Caching Strategies — Write-Through, Write-Back, and Cache-Aside

Caching is the most effective performance optimization in computing, and also the most dangerous. “There are only two hard things in computer science: cache invalidation and naming things.” The hard part isn’t adding a cache — it’s deciding when data expires, how stale is acceptable, and what happens when the cache and database disagree.

The Four Strategies

Each caching strategy makes different trade-offs between consistency, latency, and complexity. The right choice depends on your read/write ratio and tolerance for stale data.

Caching Strategies Compared

Cache-Aside (Lazy)

App checks cache → Miss? Read DB → Write to cache

Simple, app controls caching, resilient to cache failure

First request always slow (cold cache), possible stale data

Write-Through

App writes cache → Cache writes DB → Confirm to app

Cache always consistent, reads always fast

Higher write latency, caches data that may never be read

Write-Behind (Write-Back)

App writes cache → Return immediately → Async flush to DB

Lowest write latency, batch DB writes

Risk of data loss if cache crashes, complex implementation

Read-Through

App reads cache → Cache fetches DB → Cache stores + returns

App logic simplified, consistent cache population

Cache must understand data source, less flexible

Most applications should start with cache-aside. It’s the simplest, most flexible, and easiest to reason about. Graduate to write-through when consistency matters more than write latency. Use write-behind only when you’ve exhausted other optimization options and understand the data loss risk.

Cache-Aside: The Default Choice

Cache-aside (also called lazy loading) is the most common pattern. The application checks the cache before querying the database. On a hit, it returns the cached data. On a miss, it queries the database, writes the result to the cache, and returns it. The cache only contains data that has been requested at least once.

The beauty is simplicity. The cache is an optimization layer, not a consistency requirement. If the cache goes down, the application still works — requests just hit the database directly. This resilience makes cache-aside appropriate for most read-heavy workloads.

The weakness is cache misses and stale data. First access is always slow because the data isn’t cached yet. After a write, the cache holds stale data until the TTL expires or the application explicitly invalidates it. The common pattern is to invalidate (delete) the cache entry on writes, so the next read triggers a fresh database query and cache population.

Write-Through: Consistency Priority

Write-through writes to both the cache and database on every write operation. The write is only confirmed when both succeed. This guarantees the cache is always consistent with the database — no stale data, ever.

The cost is write latency. Every write now involves two operations: one to the cache and one to the database. If either fails, you need a strategy — retry, compensate, or accept temporary inconsistency. Most write-through implementations use the database as the source of truth and treat cache write failures as non-fatal.

Write-through also caches data that may never be read.

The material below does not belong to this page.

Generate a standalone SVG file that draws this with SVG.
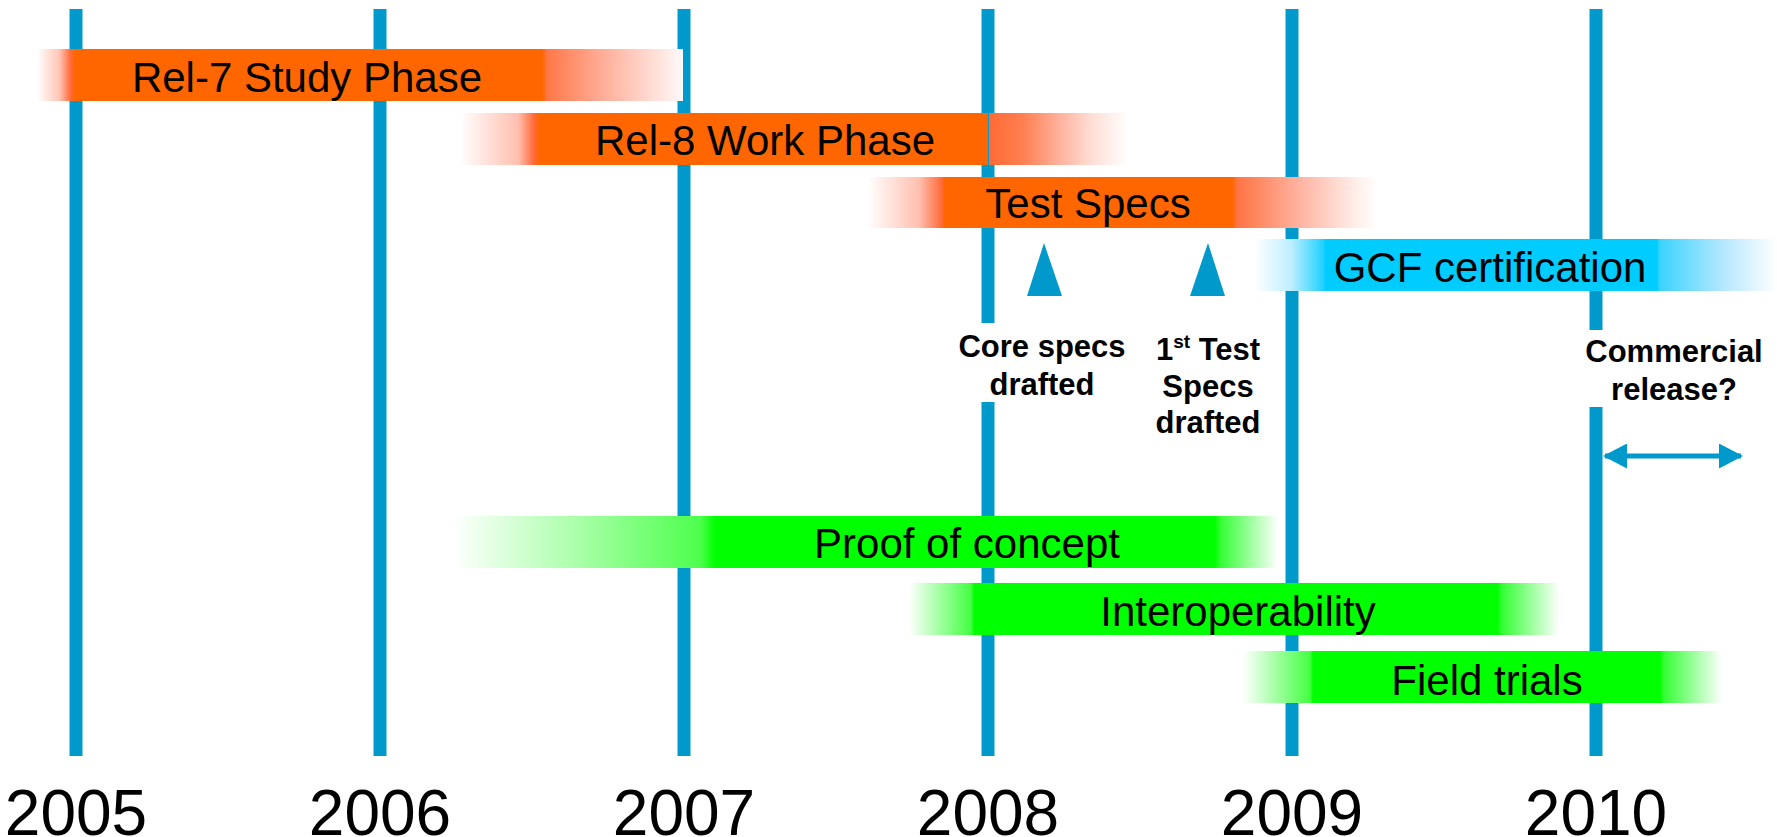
<svg xmlns="http://www.w3.org/2000/svg" width="1777" height="837" viewBox="0 0 1777 837">
  <style>
    .year-line { fill: #0099cc; }
    .bar-text { font-family: "Liberation Sans", Arial, sans-serif; font-size: 42px; fill: #000; text-anchor: middle; }
    .year { font-family: "Liberation Sans", Arial, sans-serif; font-size: 64px; fill: #000; text-anchor: middle; }
    .note { font-family: "Liberation Sans", Arial, sans-serif; font-size: 31px; font-weight: bold; fill: #000; text-anchor: middle; }
    .milestone { fill: #0099cc; }
    .span-arrow { stroke: #0099cc; stroke-width: 5; fill: none; }
  </style>
  <defs>
    <marker id="arrow-head" viewBox="0 0 24 25" refX="22" refY="12.5" markerWidth="24" markerHeight="25" markerUnits="userSpaceOnUse" orient="auto-start-reverse">
      <path d="M0,0 L24,12.5 L0,25 Z" fill="#0099cc"/>
    </marker>

    <!-- orange phase bars -->
    <linearGradient id="g-rel7" gradientUnits="userSpaceOnUse" x1="37" y1="0" x2="683" y2="0">
      <stop offset="0" stop-color="#ffffff"/>
      <stop offset="0.035" stop-color="#ffc4b4"/>
      <stop offset="0.052" stop-color="#ff6a3a"/>
      <stop offset="0.059" stop-color="#ff6600"/>
      <stop offset="0.782" stop-color="#ff6600"/>
      <stop offset="0.79" stop-color="#ff7848"/>
      <stop offset="0.87" stop-color="#ffaa94"/>
      <stop offset="1" stop-color="#fffafa"/>
    </linearGradient>
    <linearGradient id="g-rel8" gradientUnits="userSpaceOnUse" x1="460" y1="0" x2="988" y2="0">
      <stop offset="0" stop-color="#ffffff"/>
      <stop offset="0.11" stop-color="#ffc0b0"/>
      <stop offset="0.14" stop-color="#ff6a3a"/>
      <stop offset="0.15" stop-color="#ff6600"/>
      <stop offset="1" stop-color="#ff6600"/>
    </linearGradient>
    <linearGradient id="g-rel8-tail" gradientUnits="userSpaceOnUse" x1="989" y1="0" x2="1128" y2="0">
      <stop offset="0" stop-color="#ff6a34"/>
      <stop offset="0.25" stop-color="#ff8052"/>
      <stop offset="0.5" stop-color="#ffb09c"/>
      <stop offset="0.75" stop-color="#ffe0d8"/>
      <stop offset="1" stop-color="#ffffff"/>
    </linearGradient>
    <linearGradient id="g-test" gradientUnits="userSpaceOnUse" x1="868" y1="0" x2="1377" y2="0">
      <stop offset="0" stop-color="#ffffff"/>
      <stop offset="0.1" stop-color="#ffc0b0"/>
      <stop offset="0.145" stop-color="#ff6a3a"/>
      <stop offset="0.151" stop-color="#ff6600"/>
      <stop offset="0.716" stop-color="#ff6600"/>
      <stop offset="0.725" stop-color="#ff7444"/>
      <stop offset="0.85" stop-color="#ffb4a2"/>
      <stop offset="0.95" stop-color="#ffeae4"/>
      <stop offset="1" stop-color="#ffffff"/>
    </linearGradient>

    <!-- blue certification bar -->
    <linearGradient id="g-gcf" gradientUnits="userSpaceOnUse" x1="1255" y1="0" x2="1777" y2="0">
      <stop offset="0" stop-color="#ffffff"/>
      <stop offset="0.07" stop-color="#bdeeff"/>
      <stop offset="0.13" stop-color="#22d2ff"/>
      <stop offset="0.136" stop-color="#00ccff"/>
      <stop offset="0.77" stop-color="#00ccff"/>
      <stop offset="0.775" stop-color="#3ad3ff"/>
      <stop offset="0.9" stop-color="#b8e8ff"/>
      <stop offset="1" stop-color="#ffffff"/>
    </linearGradient>

    <!-- green trial bars -->
    <linearGradient id="g-poc" gradientUnits="userSpaceOnUse" x1="453" y1="0" x2="1278" y2="0">
      <stop offset="0" stop-color="#ffffff"/>
      <stop offset="0.15" stop-color="#aaffaa"/>
      <stop offset="0.3" stop-color="#4dff4d"/>
      <stop offset="0.318" stop-color="#00ff00"/>
      <stop offset="0.923" stop-color="#00ff00"/>
      <stop offset="0.93" stop-color="#33ff33"/>
      <stop offset="1" stop-color="#ffffff"/>
    </linearGradient>
    <linearGradient id="g-iop" gradientUnits="userSpaceOnUse" x1="909" y1="0" x2="1559" y2="0">
      <stop offset="0" stop-color="#ffffff"/>
      <stop offset="0.095" stop-color="#44ff44"/>
      <stop offset="0.101" stop-color="#00ff00"/>
      <stop offset="0.905" stop-color="#00ff00"/>
      <stop offset="0.912" stop-color="#33ff33"/>
      <stop offset="1" stop-color="#ffffff"/>
    </linearGradient>
    <linearGradient id="g-field" gradientUnits="userSpaceOnUse" x1="1243" y1="0" x2="1722" y2="0">
      <stop offset="0" stop-color="#ffffff"/>
      <stop offset="0.14" stop-color="#44ff44"/>
      <stop offset="0.146" stop-color="#00ff00"/>
      <stop offset="0.871" stop-color="#00ff00"/>
      <stop offset="0.878" stop-color="#33ff33"/>
      <stop offset="1" stop-color="#ffffff"/>
    </linearGradient>
  </defs>

  <rect x="0" y="0" width="1777" height="837" fill="#ffffff"/>

  <!-- year grid lines -->
  <g id="timeline">
    <rect class="year-line" x="69.5" y="9" width="13" height="747"/>
    <rect class="year-line" x="373.5" y="9" width="13" height="747"/>
    <rect class="year-line" x="677.5" y="9" width="13" height="747"/>
    <rect class="year-line" x="981.5" y="9" width="13" height="314"/>
    <rect class="year-line" x="981.5" y="402" width="13" height="354"/>
    <rect class="year-line" x="1285.5" y="9" width="13" height="747"/>
    <rect class="year-line" x="1589.5" y="9" width="13" height="321"/>
    <rect class="year-line" x="1589.5" y="407" width="13" height="349"/>
  </g>

  <!-- year labels -->
  <g id="years">
    <text class="year" x="76" y="835">2005</text>
    <text class="year" x="380" y="835">2006</text>
    <text class="year" x="684" y="835">2007</text>
    <text class="year" x="988" y="835">2008</text>
    <text class="year" x="1292" y="835">2009</text>
    <text class="year" x="1596" y="835">2010</text>
  </g>

  <g id="rel7-study">
    <rect x="37" y="49" width="646" height="52" fill="url(#g-rel7)"/>
    <text class="bar-text" x="307" y="92">Rel-7 Study Phase</text>
  </g>

  <g id="rel8-work">
    <rect x="460" y="113" width="528" height="52" fill="url(#g-rel8)"/>
    <rect x="989" y="113" width="139" height="52" fill="url(#g-rel8-tail)"/>
    <text class="bar-text" x="765" y="155">Rel-8 Work Phase</text>
  </g>

  <g id="test-specs">
    <rect x="868" y="177" width="509" height="51" fill="url(#g-test)"/>
    <text class="bar-text" x="1088" y="218">Test Specs</text>
  </g>

  <g id="gcf-certification">
    <rect x="1255" y="239" width="522" height="52" fill="url(#g-gcf)"/>
    <text class="bar-text" x="1490" y="282">GCF certification</text>
  </g>

  <g id="proof-of-concept">
    <rect x="453" y="516" width="825" height="52" fill="url(#g-poc)"/>
    <text class="bar-text" x="967" y="558">Proof of concept</text>
  </g>

  <g id="interoperability">
    <rect x="909" y="583" width="650" height="52" fill="url(#g-iop)"/>
    <text class="bar-text" x="1238" y="626">Interoperability</text>
  </g>

  <g id="field-trials">
    <rect x="1243" y="651" width="479" height="52" fill="url(#g-field)"/>
    <text class="bar-text" x="1487" y="695">Field trials</text>
  </g>

  <g id="core-specs-drafted">
    <polygon class="milestone" points="1027,296 1044,243 1062,296"/>
    <text class="note" x="1042" y="357">Core specs</text>
    <text class="note" x="1042" y="395">drafted</text>
  </g>

  <g id="test-specs-drafted">
    <polygon class="milestone" points="1190,296 1208,243 1225,296"/>
    <text class="note" x="1208" y="360">1<tspan font-size="19" dy="-12">st</tspan><tspan dy="12"> Test</tspan></text>
    <text class="note" x="1208" y="397">Specs</text>
    <text class="note" x="1208" y="433">drafted</text>
  </g>

  <g id="commercial-release">
    <text class="note" x="1674" y="362">Commercial</text>
    <text class="note" x="1674" y="400">release?</text>
  </g>

  <g id="connectors">
    <line class="span-arrow" x1="1605" y1="456" x2="1741" y2="456" marker-start="url(#arrow-head)" marker-end="url(#arrow-head)"/>
  </g>
</svg>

If a user updates their profile, the updated profile gets cached even if nobody views it for weeks. This wastes cache memory on data that could be used for hot data that’s read frequently.

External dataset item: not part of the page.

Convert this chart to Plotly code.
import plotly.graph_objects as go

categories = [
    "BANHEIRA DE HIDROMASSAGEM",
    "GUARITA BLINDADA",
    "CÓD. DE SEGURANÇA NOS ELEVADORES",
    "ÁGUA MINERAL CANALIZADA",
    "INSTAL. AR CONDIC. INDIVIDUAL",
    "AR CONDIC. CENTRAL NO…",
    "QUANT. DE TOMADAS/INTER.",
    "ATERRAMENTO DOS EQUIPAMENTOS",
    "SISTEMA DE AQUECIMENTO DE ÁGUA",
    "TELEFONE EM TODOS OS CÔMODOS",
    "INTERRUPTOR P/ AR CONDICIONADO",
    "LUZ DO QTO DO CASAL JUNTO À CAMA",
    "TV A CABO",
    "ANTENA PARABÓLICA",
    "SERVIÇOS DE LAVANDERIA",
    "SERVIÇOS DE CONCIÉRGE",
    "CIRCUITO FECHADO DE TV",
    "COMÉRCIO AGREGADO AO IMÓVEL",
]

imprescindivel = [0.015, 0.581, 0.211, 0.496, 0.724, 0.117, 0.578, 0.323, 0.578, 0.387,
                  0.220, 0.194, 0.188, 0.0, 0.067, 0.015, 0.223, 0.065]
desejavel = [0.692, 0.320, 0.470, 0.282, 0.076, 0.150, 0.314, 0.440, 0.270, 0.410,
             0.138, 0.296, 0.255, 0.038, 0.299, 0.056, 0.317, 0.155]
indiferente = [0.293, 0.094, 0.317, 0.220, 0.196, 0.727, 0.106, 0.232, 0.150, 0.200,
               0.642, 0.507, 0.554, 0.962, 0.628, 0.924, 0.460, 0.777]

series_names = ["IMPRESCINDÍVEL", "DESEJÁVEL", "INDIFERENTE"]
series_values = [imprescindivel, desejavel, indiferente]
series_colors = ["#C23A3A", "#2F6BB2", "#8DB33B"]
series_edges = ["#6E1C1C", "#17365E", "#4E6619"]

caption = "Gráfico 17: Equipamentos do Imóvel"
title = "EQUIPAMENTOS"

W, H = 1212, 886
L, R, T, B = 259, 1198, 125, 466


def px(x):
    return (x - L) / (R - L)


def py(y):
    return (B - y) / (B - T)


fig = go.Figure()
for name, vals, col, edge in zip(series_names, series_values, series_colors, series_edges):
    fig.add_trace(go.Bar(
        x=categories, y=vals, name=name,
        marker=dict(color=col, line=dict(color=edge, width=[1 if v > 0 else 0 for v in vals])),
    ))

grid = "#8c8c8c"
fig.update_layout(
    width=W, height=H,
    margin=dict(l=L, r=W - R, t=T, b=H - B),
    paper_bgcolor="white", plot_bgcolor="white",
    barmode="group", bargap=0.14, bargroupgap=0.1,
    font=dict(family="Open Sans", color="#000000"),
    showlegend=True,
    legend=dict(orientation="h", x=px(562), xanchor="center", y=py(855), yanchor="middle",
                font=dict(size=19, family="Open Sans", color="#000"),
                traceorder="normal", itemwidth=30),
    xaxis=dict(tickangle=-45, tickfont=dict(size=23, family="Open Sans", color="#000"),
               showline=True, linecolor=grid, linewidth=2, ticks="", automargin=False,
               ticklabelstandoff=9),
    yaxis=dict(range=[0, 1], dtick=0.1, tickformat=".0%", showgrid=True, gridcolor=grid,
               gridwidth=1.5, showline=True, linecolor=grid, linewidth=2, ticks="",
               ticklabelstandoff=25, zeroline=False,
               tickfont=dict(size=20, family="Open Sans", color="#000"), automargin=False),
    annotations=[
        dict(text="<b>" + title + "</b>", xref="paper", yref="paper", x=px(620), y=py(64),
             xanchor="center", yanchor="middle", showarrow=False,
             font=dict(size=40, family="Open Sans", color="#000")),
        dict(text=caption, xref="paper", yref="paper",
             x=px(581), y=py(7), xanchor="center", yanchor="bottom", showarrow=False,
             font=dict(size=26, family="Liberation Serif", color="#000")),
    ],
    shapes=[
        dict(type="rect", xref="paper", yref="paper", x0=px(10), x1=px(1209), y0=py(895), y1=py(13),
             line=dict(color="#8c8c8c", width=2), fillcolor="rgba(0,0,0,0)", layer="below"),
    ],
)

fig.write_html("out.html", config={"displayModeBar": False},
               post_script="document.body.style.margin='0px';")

Write-Behind: Performance at Risk

Write-behind (write-back) writes to the cache immediately and confirms to the client. The write to the database happens asynchronously — batched and flushed periodically. This provides the lowest possible write latency because the client doesn’t wait for the database.

The risk is obvious: if the cache crashes before flushing to the database, those writes are lost. For applications where data loss is catastrophic (financial transactions, user data), write-behind is inappropriate. For applications where some loss is acceptable (analytics counters, session data, activity feeds), the performance benefit is significant.

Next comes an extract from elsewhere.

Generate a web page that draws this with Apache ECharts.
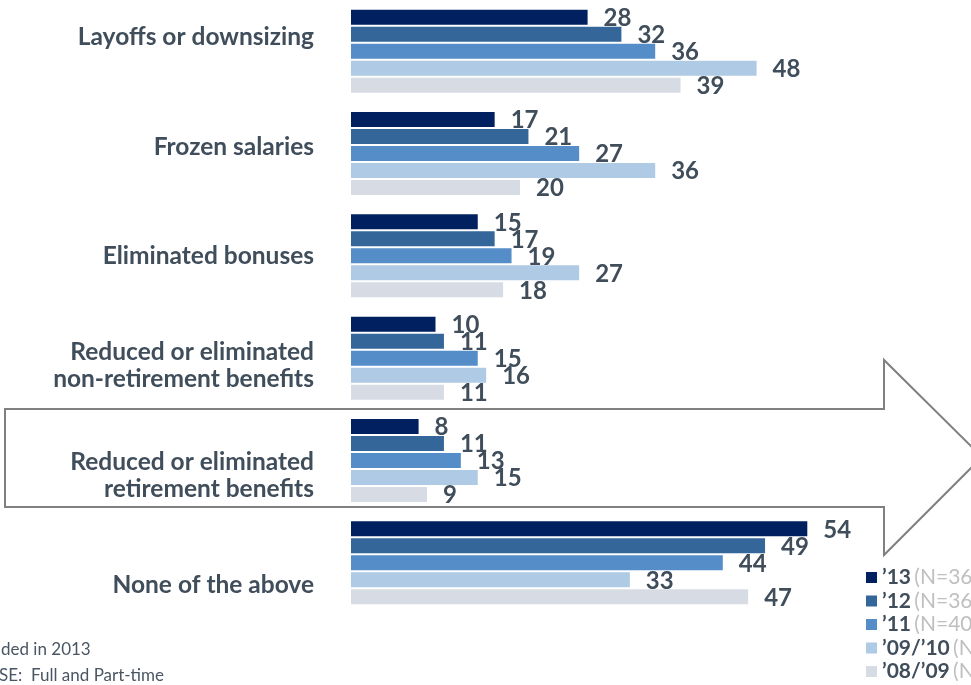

Write-behind shines when writes are bursty. Instead of 1000 individual database writes, the cache accumulates them and flushes a single batch operation. This reduces database load dramatically and improves throughput.

Cache Invalidation Strategies

TTL-based expiration is the simplest invalidation. Set a TTL when writing to the cache, and the data automatically expires. Short TTLs (30-300 seconds) minimize staleness but increase cache misses. Long TTLs (hours-days) maximize hit rate but serve potentially outdated data.

Event-based invalidation is more precise. When data changes, publish an event that triggers cache invalidation. Database CDC (Change Data Capture) streams can drive cache invalidation automatically — when a row changes in PostgreSQL, a listener invalidates the corresponding cache key. This provides near-zero staleness without sacrificing cache hit rates.

The safest pattern: invalidate on write, populate on read. When the application writes data, delete the cache entry. The next read will miss, fetch from the database, and repopulate the cache. Never update the cache entry directly — this creates race conditions where concurrent reads and writes produce inconsistent cache state.

Sizing and Eviction

Cache sizing is about hit rate economics. A cache that’s too small evicts hot data, causing misses that negate the cache’s benefit. A cache that’s too large wastes memory that could serve other purposes. Monitor your hit rate — above 95% for most workloads means the cache is well-sized. Below 80% means either the cache is too small or the access pattern doesn’t benefit from caching.

LRU (Least Recently Used) is the standard eviction policy and the right choice for most workloads. LFU (Least Frequently Used) is better when access patterns have stable hot spots — popular products, frequently accessed configurations. Random eviction is surprisingly effective and simpler to implement at scale.